Wine takes center stage in the Berkeley hills

In most relationships, one party's usually in the driver's seat, e.g., in your relationship, it's you, in your car's driver's seat, driving to Walgreens to pick up scrunchies. Making food drive to Walgreens: wine, at Meritage.

Open now inside Berkeley's Claremont Hotel, Meritage's a comfortably upscale, farm-to-table Cali grubbery, where a Mina and Keller-trained chef's full/half portion dishes are made specifically to highlight the vino; adorning the expansive digs're white pillars that extend to the two story ceiling, ornate wall to wall carpeting, and big windows that spy palm trees and the Bay Bridge beyond (note: you'll need your binocs to see pear trucks plummet off the S-curve). The menu breaks down into six trios of mainly domestic varietals ("Sparklers", "Full Bodied Whites", etc.), from which you'll pick a glass and subsequent food pairing, e.g., smoked salmon with fingerlings n' caviar creme fraiche may complement a Gloria Ferrier Blanc de Noirs, while lobster ravioli with shaved Pecorino's a possible mate for the Santa Barbara Sanford Chardonnay -- and, frankly, if you can't see why, you're a big dummy.
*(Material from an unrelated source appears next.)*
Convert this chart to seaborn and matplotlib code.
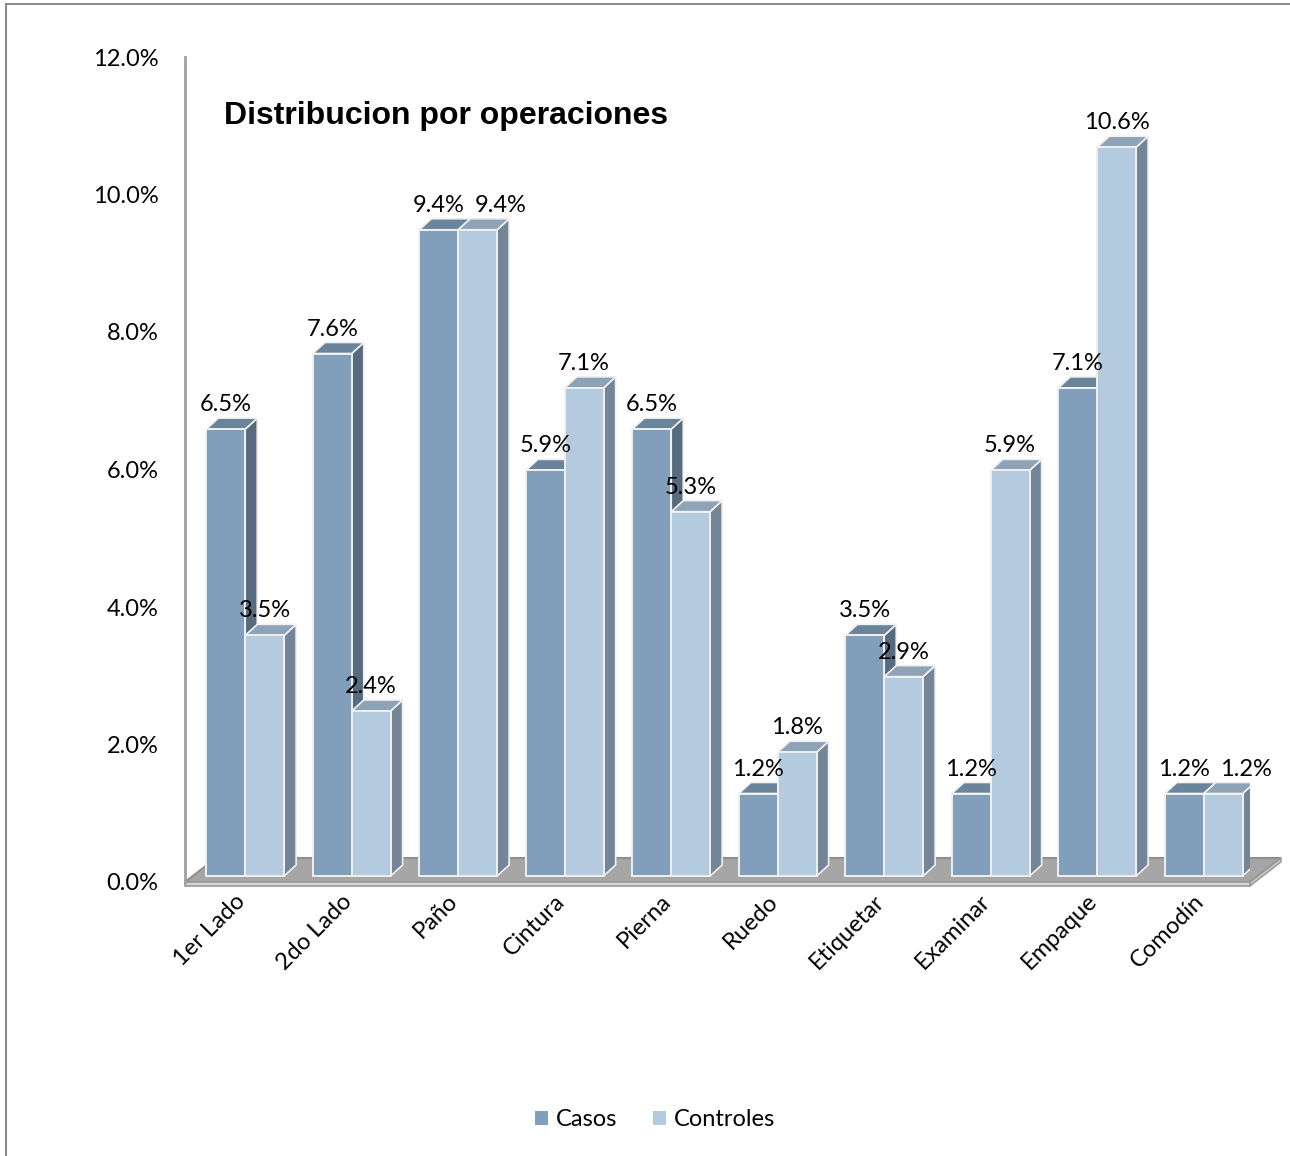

Heavier fare ranges from cider-braised Kurobuta pork belly to crispy parsnip n' heirloom carrot-flanked Kobe beef short ribs, meant to respectively support "Spicy/Earthy Reds" like a Bonny Doon Le Cigare Volant, and "Full Bodied Reds", like a Coppola "Director's Cut" Zin, which may have been what convinced Francis that his daughter should act in Godfather III.

On an unrelated/fatter note, Meritage features an insane buffet brunch on Sundays, where you'll find everything from basket after basket of dim sum, to mountains of chilled lobster claws, to steaming trays of peach cobbler, essentially leveling the playing field, because nobody's in the driver's seat if you can't fit in the car.